→ Problem details:
In the data below, locate the line containing "Output the Python" and the line containing "393], color='black', lw=1.2)", then retype both and everything between them exactly. Pictures are not part of the copy.

→ Data supplied:
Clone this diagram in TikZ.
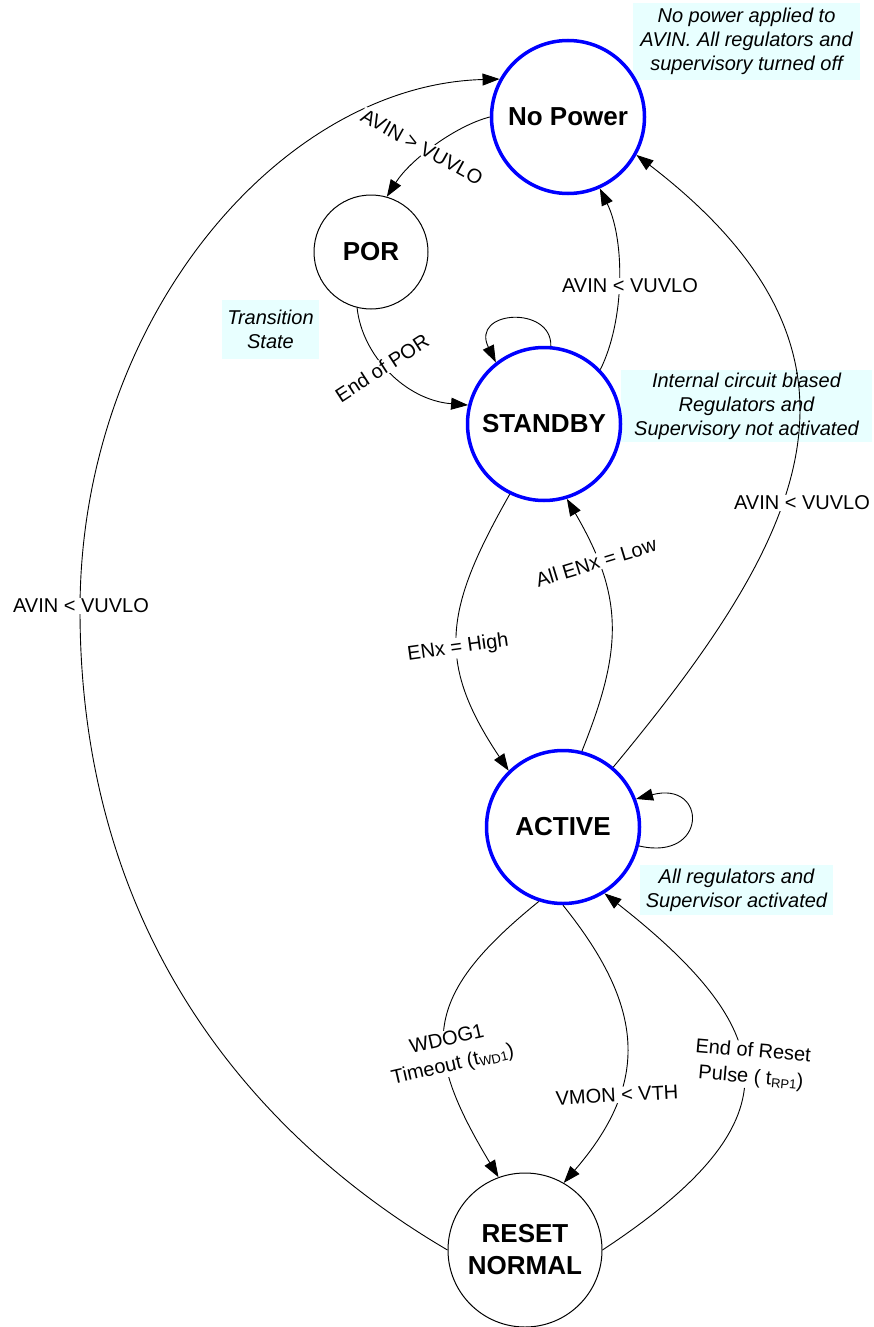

* * *

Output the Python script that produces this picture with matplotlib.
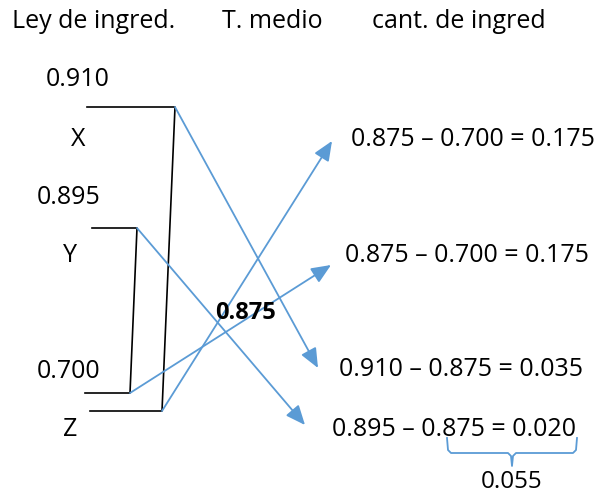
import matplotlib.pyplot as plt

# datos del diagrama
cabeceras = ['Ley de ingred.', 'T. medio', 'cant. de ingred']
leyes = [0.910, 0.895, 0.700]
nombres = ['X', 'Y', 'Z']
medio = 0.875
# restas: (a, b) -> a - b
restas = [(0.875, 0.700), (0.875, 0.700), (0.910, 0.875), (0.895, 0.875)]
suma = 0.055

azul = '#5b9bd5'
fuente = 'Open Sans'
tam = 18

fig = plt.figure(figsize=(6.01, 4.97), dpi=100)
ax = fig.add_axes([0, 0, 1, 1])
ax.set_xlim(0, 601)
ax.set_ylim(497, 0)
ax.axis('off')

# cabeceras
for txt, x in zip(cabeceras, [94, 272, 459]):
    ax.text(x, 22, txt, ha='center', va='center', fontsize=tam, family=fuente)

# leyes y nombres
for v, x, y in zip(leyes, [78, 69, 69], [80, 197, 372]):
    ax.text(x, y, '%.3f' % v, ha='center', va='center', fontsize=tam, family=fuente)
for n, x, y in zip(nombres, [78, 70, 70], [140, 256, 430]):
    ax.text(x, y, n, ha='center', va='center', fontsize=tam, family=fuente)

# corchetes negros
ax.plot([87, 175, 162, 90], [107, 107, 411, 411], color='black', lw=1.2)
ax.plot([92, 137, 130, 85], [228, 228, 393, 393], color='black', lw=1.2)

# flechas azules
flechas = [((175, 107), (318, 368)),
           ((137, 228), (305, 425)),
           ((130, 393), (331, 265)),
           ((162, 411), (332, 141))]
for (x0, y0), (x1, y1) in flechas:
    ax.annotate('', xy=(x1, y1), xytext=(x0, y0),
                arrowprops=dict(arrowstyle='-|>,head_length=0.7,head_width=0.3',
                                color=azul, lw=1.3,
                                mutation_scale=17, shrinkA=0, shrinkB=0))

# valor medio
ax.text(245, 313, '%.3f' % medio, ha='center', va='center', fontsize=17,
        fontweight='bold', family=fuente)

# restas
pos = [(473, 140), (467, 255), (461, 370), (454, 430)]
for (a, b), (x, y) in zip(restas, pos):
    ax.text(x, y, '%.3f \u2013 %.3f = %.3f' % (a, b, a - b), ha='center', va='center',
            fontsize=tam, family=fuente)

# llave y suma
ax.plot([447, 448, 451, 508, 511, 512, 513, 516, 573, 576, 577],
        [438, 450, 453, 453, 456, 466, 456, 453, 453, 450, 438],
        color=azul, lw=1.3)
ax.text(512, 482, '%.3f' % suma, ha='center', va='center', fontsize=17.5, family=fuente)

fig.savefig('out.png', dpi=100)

→ Result of this exercise:
Output the Python script that produces this picture with matplotlib.
import matplotlib.pyplot as plt

# datos del diagrama
cabeceras = ['Ley de ingred.', 'T. medio', 'cant. de ingred']
leyes = [0.910, 0.895, 0.700]
nombres = ['X', 'Y', 'Z']
medio = 0.875
# restas: (a, b) -> a - b
restas = [(0.875, 0.700), (0.875, 0.700), (0.910, 0.875), (0.895, 0.875)]
suma = 0.055

azul = '#5b9bd5'
fuente = 'Open Sans'
tam = 18

fig = plt.figure(figsize=(6.01, 4.97), dpi=100)
ax = fig.add_axes([0, 0, 1, 1])
ax.set_xlim(0, 601)
ax.set_ylim(497, 0)
ax.axis('off')

# cabeceras
for txt, x in zip(cabeceras, [94, 272, 459]):
    ax.text(x, 22, txt, ha='center', va='center', fontsize=tam, family=fuente)

# leyes y nombres
for v, x, y in zip(leyes, [78, 69, 69], [80, 197, 372]):
    ax.text(x, y, '%.3f' % v, ha='center', va='center', fontsize=tam, family=fuente)
for n, x, y in zip(nombres, [78, 70, 70], [140, 256, 430]):
    ax.text(x, y, n, ha='center', va='center', fontsize=tam, family=fuente)

# corchetes negros
ax.plot([87, 175, 162, 90], [107, 107, 411, 411], color='black', lw=1.2)
ax.plot([92, 137, 130, 85], [228, 228, 393, 393], color='black', lw=1.2)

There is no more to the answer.